O ano, 1974.
Sempre, todas as noites, eu ficava em frente à janela ampla da sala do sobradinho na Rua das Palmas, esperando meu pai chegar.
Meu pai era a pessoa mais importante da minha vida.
Seria uma noite diferente aquela, meu pai viria guiando seu primeiro carro zero quilômetro após dois Fuscas de segunda mão: o lindo Corcel LDO cor de vinho, placas DT-8534.
Duas portas, pneus faixa branca.
No documento, a cor apontada era vermelho jambo, nome pomposo para o vinho.
Eu sempre abria o portão da garagem pra ele, após dois toques que ele dava na buzina, daquela vez com um timbre diferente.
Lembro, como se fosse hoje, do ronronar daquele motor, um 1.4 fremindo de novo e muito mais encorpado que o do Fusca...
Ele ficou apertadinho na garagem do sobrado, e depois de um beijão no meu pai, fiquei por um tempão dentro do Corcel, encantado por cada detalhe.
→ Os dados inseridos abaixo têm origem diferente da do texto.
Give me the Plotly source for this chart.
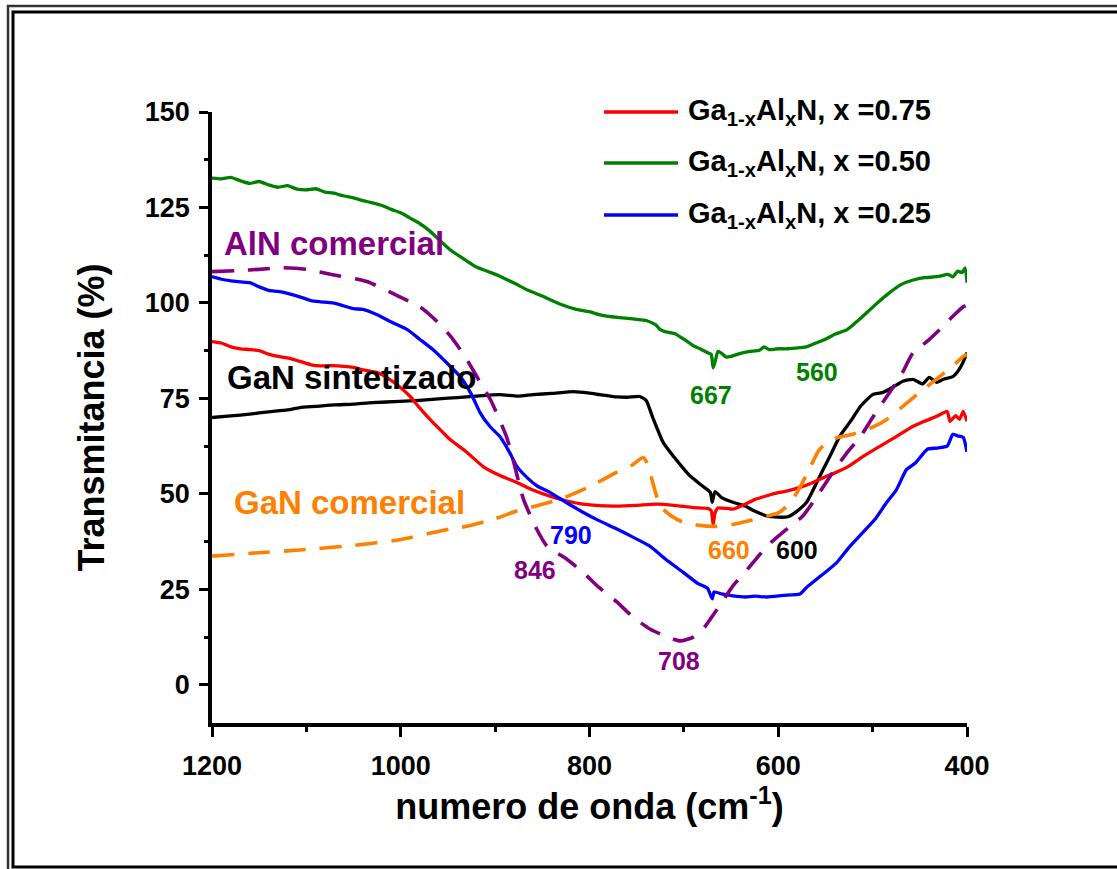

Luz de cortesia na porta, luz dentro do porta-luvas, bancos cheirando a novinho e, na posição de motorista, fingindo estar dirigindo, trocando as marchas.
Meu pai foi tomar um banho e depois jantamos.
Em seguida, claro, eu, ele, minha mãe e meus dois irmãos fomos dar uma volta pela Vila Guilherme.
Eu sempre sentava atrás do meu pai, e o Corcel tinha uma coisa que eu adorei: janela a manivela que abria até embaixo.
Essa foi a primeira noite do primeiro Corcel que meu pai teve em nossa garagem.
Depois dele, um outro, também zero quilômetro, 1977.
A Ford caprichava nos nomes das cores, e aquele, outro LDO, era "areia casablanca", placas JJ-6127.
Os bancos, diferentes do primeiro (integralmente pretos), eram em dois tons, lindos, marrom e bege.
E foi nele que vivi uma das aventuras mais legais, ainda como passageiro do meu pai, a caminho de nosso primeiro apartamento na Praia Grande, lá no Edifício Araújo, na Praça das Cabeças.
Fomos à noite, saido da zona norte, passando pelo Pari, pegando a Paes de Barros, entrando no Ipiranga pela Silva Bueno até chegarmos à Anchieta.
Na Serra do Mar, uma neblina dos diabos.
E fui eu, com minha janelinha aberta, atrás do meu pai, quem "cantava" o caminho a seguir, olhando a faixa branca pintada no asfalto, enquanto meu pai tentava enxergar alguma coisa à frente, bem devagar.
Quando aquela agonia toda acabou, tive a certeza que meu pai era o melhor motorista do mundo, nos livrando de um imbróglio dos grandes e não foi o único, outras vezes na mesma Serra do Mar e outras tantas a caminho do clube, em Mairiporã.
A primeira vez que eu peguei uma neblina feia, dirigindo meu carro, fiquei bem assustado, confesso.
Eu achava que guiava muito melhor que o meu pai...
Mas, naquela noite, também na Serra do Mar, sem meu pai por perto, tudo o que eu queria mesmo era estar no banco de trás do seu Corcel.